Bianchi wrote in post #15985724
To each there own. Thers no wright or wrong, just preferences..
Thanks for the clarification. And the last sentence is important and very truth.
Actually the only pro I have ever seen using a monopod, and who introduced me for monopod 24 years ago, was using a ball head on his monopod. He is also the only one I have ever seen using a monopod with ball head
The thing he learned me, was to tilt the monopod a little against myself, for improving stability, and not just resting the weight of the camera and lens on a right standing monopod. To do this, one have to use a head on the monopod, a tilt head will do the same job. If I need to work with fast reframing, as for wildlife or birds, I don't adjust the ball head for every framing. I just adjust it for the situation, and move the monopod for each framing. So I work with the same speed as those without a head on the monopod, I just have the monopod in an other angle to the camera/lens and to the ground.

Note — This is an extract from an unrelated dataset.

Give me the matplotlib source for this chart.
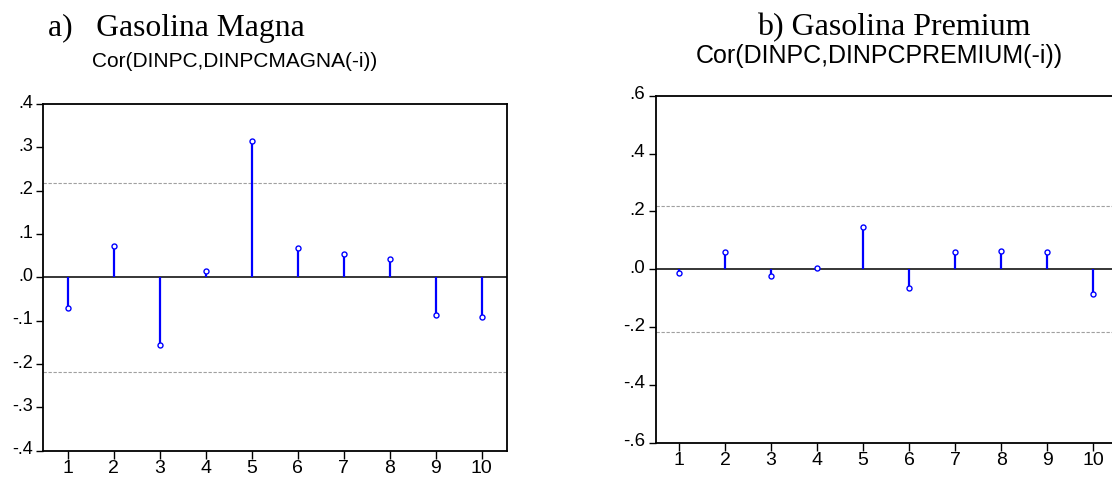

An other posibility with a monopod with a head on, is to raise the monopod with the camera (with self timer or a remote) up in the air, for getting some overview. That is how I managed to shoot straight down a 200 meter high cliff, 1.6 feet off the cliff. My mother have never seen that picture
I can understand that a photographer that is standing by a stadium for who know how long time, with a heavy lens is using the monopod mainly for resting its weight and have the equipment ready all time. And that he therefor can use it without any head. That is not how I use my monopod.